(Code that draws figures)
..............................

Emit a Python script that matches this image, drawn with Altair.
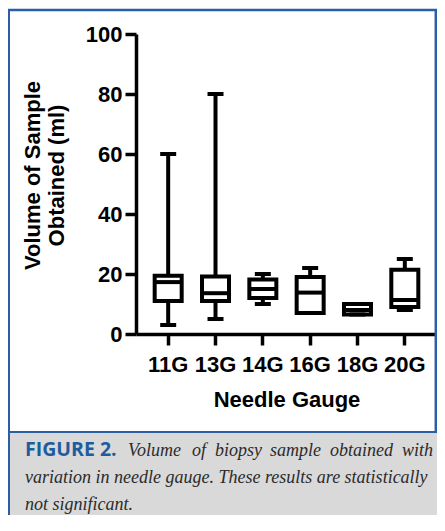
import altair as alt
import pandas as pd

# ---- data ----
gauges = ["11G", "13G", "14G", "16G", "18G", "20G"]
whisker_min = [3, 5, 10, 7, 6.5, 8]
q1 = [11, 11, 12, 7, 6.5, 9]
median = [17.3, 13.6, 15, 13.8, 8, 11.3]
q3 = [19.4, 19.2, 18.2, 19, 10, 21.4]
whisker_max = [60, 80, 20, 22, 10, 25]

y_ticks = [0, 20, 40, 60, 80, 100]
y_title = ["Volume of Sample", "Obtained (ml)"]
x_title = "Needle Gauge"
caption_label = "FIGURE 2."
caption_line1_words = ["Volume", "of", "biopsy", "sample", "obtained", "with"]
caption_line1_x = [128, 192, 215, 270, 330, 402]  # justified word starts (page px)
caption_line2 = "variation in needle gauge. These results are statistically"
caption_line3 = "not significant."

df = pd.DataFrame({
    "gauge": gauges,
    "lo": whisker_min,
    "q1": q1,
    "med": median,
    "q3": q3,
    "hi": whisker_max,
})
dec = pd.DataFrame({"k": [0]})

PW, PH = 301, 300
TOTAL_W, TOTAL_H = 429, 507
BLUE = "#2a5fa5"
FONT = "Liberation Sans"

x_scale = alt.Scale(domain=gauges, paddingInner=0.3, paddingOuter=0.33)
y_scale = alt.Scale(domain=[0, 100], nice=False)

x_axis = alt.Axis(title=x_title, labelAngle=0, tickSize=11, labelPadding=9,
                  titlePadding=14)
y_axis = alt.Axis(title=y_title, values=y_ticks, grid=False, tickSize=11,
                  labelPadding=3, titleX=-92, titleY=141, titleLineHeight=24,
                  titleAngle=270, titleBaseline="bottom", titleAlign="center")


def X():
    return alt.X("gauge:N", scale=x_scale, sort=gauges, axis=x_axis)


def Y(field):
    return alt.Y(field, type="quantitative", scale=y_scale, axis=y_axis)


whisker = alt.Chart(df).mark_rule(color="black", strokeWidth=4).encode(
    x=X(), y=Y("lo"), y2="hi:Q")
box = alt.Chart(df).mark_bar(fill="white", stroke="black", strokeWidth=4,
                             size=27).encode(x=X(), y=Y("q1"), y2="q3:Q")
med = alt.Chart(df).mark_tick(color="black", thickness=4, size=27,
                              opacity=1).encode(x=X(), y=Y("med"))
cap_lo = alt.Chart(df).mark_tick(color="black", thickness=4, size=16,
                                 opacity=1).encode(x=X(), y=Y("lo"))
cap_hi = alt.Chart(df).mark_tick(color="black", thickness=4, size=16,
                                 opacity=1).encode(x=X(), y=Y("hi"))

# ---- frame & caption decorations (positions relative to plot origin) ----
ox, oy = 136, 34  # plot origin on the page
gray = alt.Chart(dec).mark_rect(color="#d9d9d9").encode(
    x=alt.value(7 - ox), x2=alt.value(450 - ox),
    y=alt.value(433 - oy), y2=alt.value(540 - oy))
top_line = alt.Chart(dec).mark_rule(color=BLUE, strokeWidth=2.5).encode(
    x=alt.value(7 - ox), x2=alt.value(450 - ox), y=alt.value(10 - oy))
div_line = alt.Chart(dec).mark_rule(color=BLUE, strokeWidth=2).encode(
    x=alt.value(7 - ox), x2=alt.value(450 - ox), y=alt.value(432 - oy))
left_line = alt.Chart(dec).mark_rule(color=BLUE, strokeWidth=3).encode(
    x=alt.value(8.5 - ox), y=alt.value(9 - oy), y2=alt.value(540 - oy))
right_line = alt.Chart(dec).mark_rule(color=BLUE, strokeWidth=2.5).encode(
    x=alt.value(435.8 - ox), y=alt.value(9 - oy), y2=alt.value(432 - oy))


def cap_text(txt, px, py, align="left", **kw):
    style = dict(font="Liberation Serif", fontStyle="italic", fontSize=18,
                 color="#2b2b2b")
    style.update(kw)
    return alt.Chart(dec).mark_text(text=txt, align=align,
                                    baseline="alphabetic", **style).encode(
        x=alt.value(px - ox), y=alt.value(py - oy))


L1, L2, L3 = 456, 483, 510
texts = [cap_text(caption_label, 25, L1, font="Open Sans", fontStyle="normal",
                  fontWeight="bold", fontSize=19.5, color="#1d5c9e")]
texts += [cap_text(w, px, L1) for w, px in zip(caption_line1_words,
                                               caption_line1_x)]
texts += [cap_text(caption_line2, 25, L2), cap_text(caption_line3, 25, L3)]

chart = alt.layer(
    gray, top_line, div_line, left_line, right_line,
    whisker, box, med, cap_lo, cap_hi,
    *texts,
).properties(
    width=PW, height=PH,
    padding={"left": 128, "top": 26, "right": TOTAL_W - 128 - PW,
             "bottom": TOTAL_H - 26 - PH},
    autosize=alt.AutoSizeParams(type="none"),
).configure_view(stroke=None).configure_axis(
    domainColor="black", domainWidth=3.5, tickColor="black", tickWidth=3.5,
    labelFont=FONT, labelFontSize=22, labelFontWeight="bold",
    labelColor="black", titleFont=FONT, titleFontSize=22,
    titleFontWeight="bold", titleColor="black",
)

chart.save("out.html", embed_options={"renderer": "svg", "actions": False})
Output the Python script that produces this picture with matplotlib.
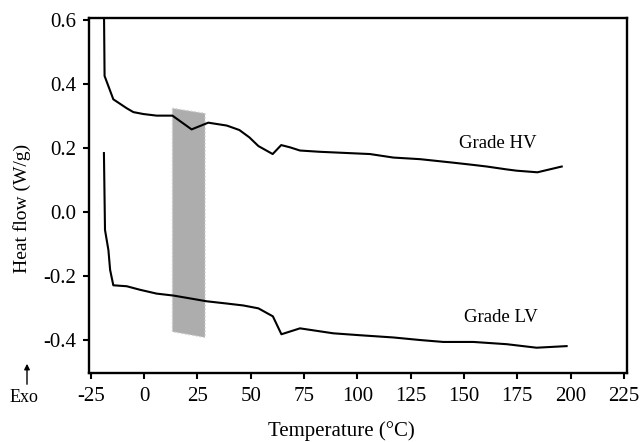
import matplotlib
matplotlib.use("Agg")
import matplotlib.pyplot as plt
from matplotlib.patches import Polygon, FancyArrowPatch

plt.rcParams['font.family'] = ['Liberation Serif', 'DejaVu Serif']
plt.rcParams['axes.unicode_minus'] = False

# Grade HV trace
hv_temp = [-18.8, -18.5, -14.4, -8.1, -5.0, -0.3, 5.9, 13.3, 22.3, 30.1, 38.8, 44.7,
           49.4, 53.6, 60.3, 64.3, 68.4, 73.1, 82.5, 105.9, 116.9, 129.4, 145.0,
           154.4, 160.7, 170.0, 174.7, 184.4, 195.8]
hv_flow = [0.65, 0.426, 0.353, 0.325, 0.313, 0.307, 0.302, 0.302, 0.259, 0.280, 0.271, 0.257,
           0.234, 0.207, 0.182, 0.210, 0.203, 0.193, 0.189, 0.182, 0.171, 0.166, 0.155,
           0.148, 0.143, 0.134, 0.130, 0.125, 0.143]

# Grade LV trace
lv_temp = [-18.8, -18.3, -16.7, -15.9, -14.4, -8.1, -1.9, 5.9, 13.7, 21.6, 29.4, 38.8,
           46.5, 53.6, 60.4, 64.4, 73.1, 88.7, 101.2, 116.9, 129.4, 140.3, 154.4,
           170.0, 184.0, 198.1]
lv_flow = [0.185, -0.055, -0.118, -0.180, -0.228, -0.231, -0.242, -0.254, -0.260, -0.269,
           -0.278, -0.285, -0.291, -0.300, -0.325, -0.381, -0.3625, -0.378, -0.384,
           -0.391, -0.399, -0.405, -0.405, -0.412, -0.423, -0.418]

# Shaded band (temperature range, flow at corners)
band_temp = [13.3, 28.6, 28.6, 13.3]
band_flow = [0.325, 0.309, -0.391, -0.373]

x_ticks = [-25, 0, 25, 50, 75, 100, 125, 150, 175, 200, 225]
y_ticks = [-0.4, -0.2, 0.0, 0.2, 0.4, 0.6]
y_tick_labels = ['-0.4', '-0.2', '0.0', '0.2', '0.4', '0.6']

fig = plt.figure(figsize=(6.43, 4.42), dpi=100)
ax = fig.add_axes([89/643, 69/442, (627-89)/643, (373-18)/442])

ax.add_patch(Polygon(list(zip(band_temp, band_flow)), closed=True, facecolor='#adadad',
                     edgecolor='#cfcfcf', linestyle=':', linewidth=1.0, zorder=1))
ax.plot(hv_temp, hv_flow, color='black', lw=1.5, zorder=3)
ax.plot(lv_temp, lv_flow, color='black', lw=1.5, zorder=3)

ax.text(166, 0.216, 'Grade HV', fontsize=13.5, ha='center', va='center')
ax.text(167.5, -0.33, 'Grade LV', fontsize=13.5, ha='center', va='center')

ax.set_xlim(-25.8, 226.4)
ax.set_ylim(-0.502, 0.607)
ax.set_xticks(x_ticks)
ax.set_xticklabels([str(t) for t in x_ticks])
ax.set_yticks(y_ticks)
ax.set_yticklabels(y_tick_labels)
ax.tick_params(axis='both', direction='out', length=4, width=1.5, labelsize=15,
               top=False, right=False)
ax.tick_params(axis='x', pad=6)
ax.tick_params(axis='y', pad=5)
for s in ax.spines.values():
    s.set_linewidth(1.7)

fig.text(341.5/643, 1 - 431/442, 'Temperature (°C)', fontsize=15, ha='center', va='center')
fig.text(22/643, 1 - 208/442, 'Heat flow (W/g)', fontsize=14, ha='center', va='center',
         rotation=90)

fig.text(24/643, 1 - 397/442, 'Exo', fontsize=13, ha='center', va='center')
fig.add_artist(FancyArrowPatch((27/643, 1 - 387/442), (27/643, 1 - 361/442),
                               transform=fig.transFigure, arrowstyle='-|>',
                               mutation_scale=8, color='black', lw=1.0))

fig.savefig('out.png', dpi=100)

..............................

# [SET TASK]
Transcribe exactly, with no pictures, the lines running from the first line of the material through the line holding "import pandas as pd".

# [OUTPUT]
Emit a Python script that matches this image, drawn with Altair.
import altair as alt
import pandas as pd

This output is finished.